■ **What you are asked to do**:
All the data below goes into the copy word for word, but the pictures don't.
---- Data segment
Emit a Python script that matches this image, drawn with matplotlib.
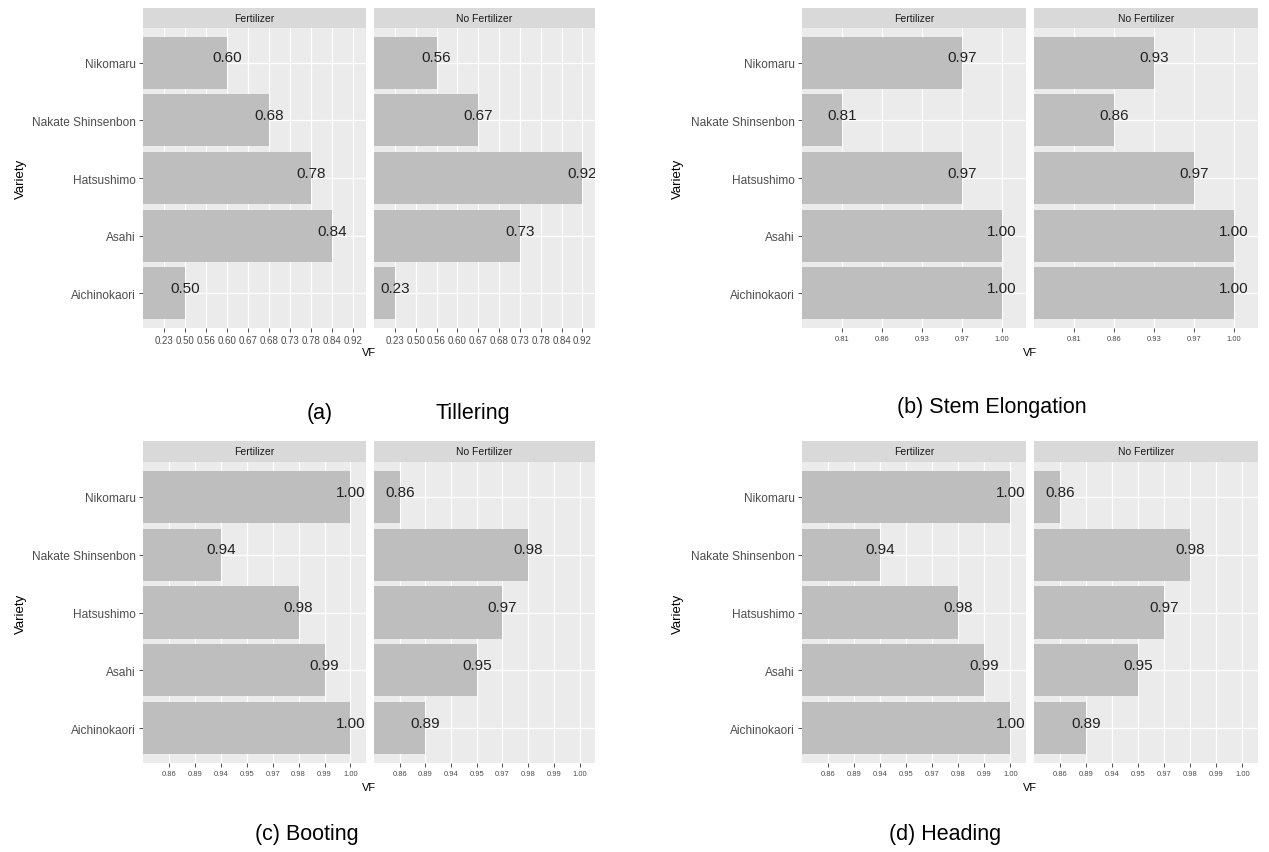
import matplotlib
matplotlib.use("Agg")
import matplotlib.pyplot as plt
import numpy as np

plt.rcParams["font.family"] = ["Liberation Sans", "DejaVu Sans"]

# Varieties from bottom to top of each panel
varieties = ["Aichinokaori", "Asahi", "Hatsushimo", "Nakate Shinsenbon", "Nikomaru"]
facets = ["Fertilizer", "No Fertilizer"]

# VF per growth stage, same variety order as above
tillering_fert = [0.50, 0.84, 0.78, 0.68, 0.60]
tillering_nofert = [0.23, 0.73, 0.92, 0.67, 0.56]
stem_fert = [1.00, 1.00, 0.97, 0.81, 0.97]
stem_nofert = [1.00, 1.00, 0.97, 0.86, 0.93]
booting_fert = [1.00, 0.99, 0.98, 0.94, 1.00]
booting_nofert = [0.89, 0.95, 0.97, 0.98, 0.86]
heading_fert = [1.00, 0.99, 0.98, 0.94, 1.00]
heading_nofert = [0.89, 0.95, 0.97, 0.98, 0.86]

W, H = 1269, 853
fig = plt.figure(figsize=(W / 100, H / 100), dpi=100)


def rect(x0, y0, x1, y1):
    return [x0 / W, 1 - y1 / H, (x1 - x0) / W, (y1 - y0) / H]


BAR = "#BEBEBE"
PANEL = "#EBEBEB"
STRIP = "#D9D9D9"


def stage_plot(fert, nofert, xs, ys, ylab_x, xtick_size):
    """VF is treated as a discrete scale shared by both facets."""
    levels = sorted(set(f"{v:.2f}" for v in fert + nofert))
    nlev = len(levels)
    strip_top, panel_top, panel_bot = ys
    for k, (vals, name) in enumerate(zip([fert, nofert], facets)):
        x0, x1 = xs[k]
        sax = fig.add_axes(rect(x0, strip_top, x1, panel_top))
        sax.set_facecolor(STRIP)
        sax.set_xticks([]); sax.set_yticks([])
        for s in sax.spines.values():
            s.set_visible(False)
        sax.text(0.5, 0.5, name, transform=sax.transAxes, ha="center",
                 va="center", fontsize=7.5, color="#1A1A1A")

        ax = fig.add_axes(rect(x0, panel_top, x1, panel_bot))
        ax.set_facecolor(PANEL)
        for s in ax.spines.values():
            s.set_visible(False)
        pos = [levels.index(f"{v:.2f}") + 1 for v in vals]
        ypos = np.arange(1, len(varieties) + 1)
        for lv in range(1, nlev + 1):
            ax.axvline(lv, color="white", lw=0.9, zorder=0)
        for yv in ypos:
            ax.axhline(yv, color="white", lw=0.9, zorder=0)
        ax.barh(ypos, pos, height=0.9, color=BAR, zorder=2)
        for yv, p, v in zip(ypos, pos, vals):
            ax.text(p, yv + 0.09, f"{v:.2f}", ha="center", va="center",
                    fontsize=11, color="#222222", zorder=3, clip_on=True)
        ax.set_xlim(0, nlev + 0.6)
        ax.set_ylim(0.4, len(varieties) + 0.6)
        ax.set_xticks(range(1, nlev + 1))
        ax.set_xticklabels(levels)
        ax.tick_params(axis="x", length=3, width=0.6, color="#333333",
                       labelsize=xtick_size, labelcolor="#4D4D4D", pad=2)
        ax.set_yticks(ypos)
        if k == 0:
            ax.set_yticklabels(varieties)
            ax.tick_params(axis="y", length=3, width=0.6, color="#333333",
                           labelsize=8.6, labelcolor="#4D4D4D", pad=2)
        else:
            ax.tick_params(axis="y", length=0, labelleft=False)
    xmid = (xs[0][0] + xs[1][1]) / 2
    fig.text(xmid / W, 1 - (panel_bot + 24) / H, "VF", ha="center",
             va="center", fontsize=8, color="black")
    fig.text(ylab_x / W, 1 - ((panel_top + panel_bot) / 2) / H, "Variety",
             ha="center", va="center", rotation=90, fontsize=9.5, color="black")


left_x = [(143, 366), (374, 595)]
right_x = [(802, 1026), (1034, 1258)]
top_y = (9, 29, 329)
bot_y = (442, 463, 764)

stage_plot(tillering_fert, tillering_nofert, left_x, top_y, 21, 7)
stage_plot(stem_fert, stem_nofert, right_x, top_y, 678, 5.5)
stage_plot(booting_fert, booting_nofert, left_x, bot_y, 21, 5.5)
stage_plot(heading_fert, heading_nofert, right_x, bot_y, 678, 5.5)

cap = dict(ha="center", va="center", fontsize=15.5, color="black")
fig.text(320 / W, 1 - 413 / H, "(a)", **cap)
fig.text(473 / W, 1 - 413 / H, "Tillering", **cap)
fig.text(992 / W, 1 - 408 / H, "(b) Stem Elongation", **cap)
fig.text(307 / W, 1 - 835 / H, "(c) Booting", **cap)
fig.text(945 / W, 1 - 835 / H, "(d) Heading", **cap)

fig.savefig("out.png", dpi=100, facecolor="white")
--------
■ **Answer in full**:
Emit a Python script that matches this image, drawn with matplotlib.
import matplotlib
matplotlib.use("Agg")
import matplotlib.pyplot as plt
import numpy as np

plt.rcParams["font.family"] = ["Liberation Sans", "DejaVu Sans"]

# Varieties from bottom to top of each panel
varieties = ["Aichinokaori", "Asahi", "Hatsushimo", "Nakate Shinsenbon", "Nikomaru"]
facets = ["Fertilizer", "No Fertilizer"]

# VF per growth stage, same variety order as above
tillering_fert = [0.50, 0.84, 0.78, 0.68, 0.60]
tillering_nofert = [0.23, 0.73, 0.92, 0.67, 0.56]
stem_fert = [1.00, 1.00, 0.97, 0.81, 0.97]
stem_nofert = [1.00, 1.00, 0.97, 0.86, 0.93]
booting_fert = [1.00, 0.99, 0.98, 0.94, 1.00]
booting_nofert = [0.89, 0.95, 0.97, 0.98, 0.86]
heading_fert = [1.00, 0.99, 0.98, 0.94, 1.00]
heading_nofert = [0.89, 0.95, 0.97, 0.98, 0.86]

W, H = 1269, 853
fig = plt.figure(figsize=(W / 100, H / 100), dpi=100)


def rect(x0, y0, x1, y1):
    return [x0 / W, 1 - y1 / H, (x1 - x0) / W, (y1 - y0) / H]


BAR = "#BEBEBE"
PANEL = "#EBEBEB"
STRIP = "#D9D9D9"


def stage_plot(fert, nofert, xs, ys, ylab_x, xtick_size):
    """VF is treated as a discrete scale shared by both facets."""
    levels = sorted(set(f"{v:.2f}" for v in fert + nofert))
    nlev = len(levels)
    strip_top, panel_top, panel_bot = ys
    for k, (vals, name) in enumerate(zip([fert, nofert], facets)):
        x0, x1 = xs[k]
        sax = fig.add_axes(rect(x0, strip_top, x1, panel_top))
        sax.set_facecolor(STRIP)
        sax.set_xticks([]); sax.set_yticks([])
        for s in sax.spines.values():
            s.set_visible(False)
        sax.text(0.5, 0.5, name, transform=sax.transAxes, ha="center",
                 va="center", fontsize=7.5, color="#1A1A1A")

        ax = fig.add_axes(rect(x0, panel_top, x1, panel_bot))
        ax.set_facecolor(PANEL)
        for s in ax.spines.values():
            s.set_visible(False)
        pos = [levels.index(f"{v:.2f}") + 1 for v in vals]
        ypos = np.arange(1, len(varieties) + 1)
        for lv in range(1, nlev + 1):
            ax.axvline(lv, color="white", lw=0.9, zorder=0)
        for yv in ypos:
            ax.axhline(yv, color="white", lw=0.9, zorder=0)
        ax.barh(ypos, pos, height=0.9, color=BAR, zorder=2)
        for yv, p, v in zip(ypos, pos, vals):
            ax.text(p, yv + 0.09, f"{v:.2f}", ha="center", va="center",
                    fontsize=11, color="#222222", zorder=3, clip_on=True)
        ax.set_xlim(0, nlev + 0.6)
        ax.set_ylim(0.4, len(varieties) + 0.6)
        ax.set_xticks(range(1, nlev + 1))
        ax.set_xticklabels(levels)
        ax.tick_params(axis="x", length=3, width=0.6, color="#333333",
                       labelsize=xtick_size, labelcolor="#4D4D4D", pad=2)
        ax.set_yticks(ypos)
        if k == 0:
            ax.set_yticklabels(varieties)
            ax.tick_params(axis="y", length=3, width=0.6, color="#333333",
                           labelsize=8.6, labelcolor="#4D4D4D", pad=2)
        else:
            ax.tick_params(axis="y", length=0, labelleft=False)
    xmid = (xs[0][0] + xs[1][1]) / 2
    fig.text(xmid / W, 1 - (panel_bot + 24) / H, "VF", ha="center",
             va="center", fontsize=8, color="black")
    fig.text(ylab_x / W, 1 - ((panel_top + panel_bot) / 2) / H, "Variety",
             ha="center", va="center", rotation=90, fontsize=9.5, color="black")


left_x = [(143, 366), (374, 595)]
right_x = [(802, 1026), (1034, 1258)]
top_y = (9, 29, 329)
bot_y = (442, 463, 764)

stage_plot(tillering_fert, tillering_nofert, left_x, top_y, 21, 7)
stage_plot(stem_fert, stem_nofert, right_x, top_y, 678, 5.5)
stage_plot(booting_fert, booting_nofert, left_x, bot_y, 21, 5.5)
stage_plot(heading_fert, heading_nofert, right_x, bot_y, 678, 5.5)

cap = dict(ha="center", va="center", fontsize=15.5, color="black")
fig.text(320 / W, 1 - 413 / H, "(a)", **cap)
fig.text(473 / W, 1 - 413 / H, "Tillering", **cap)
fig.text(992 / W, 1 - 408 / H, "(b) Stem Elongation", **cap)
fig.text(307 / W, 1 - 835 / H, "(c) Booting", **cap)
fig.text(945 / W, 1 - 835 / H, "(d) Heading", **cap)

fig.savefig("out.png", dpi=100, facecolor="white")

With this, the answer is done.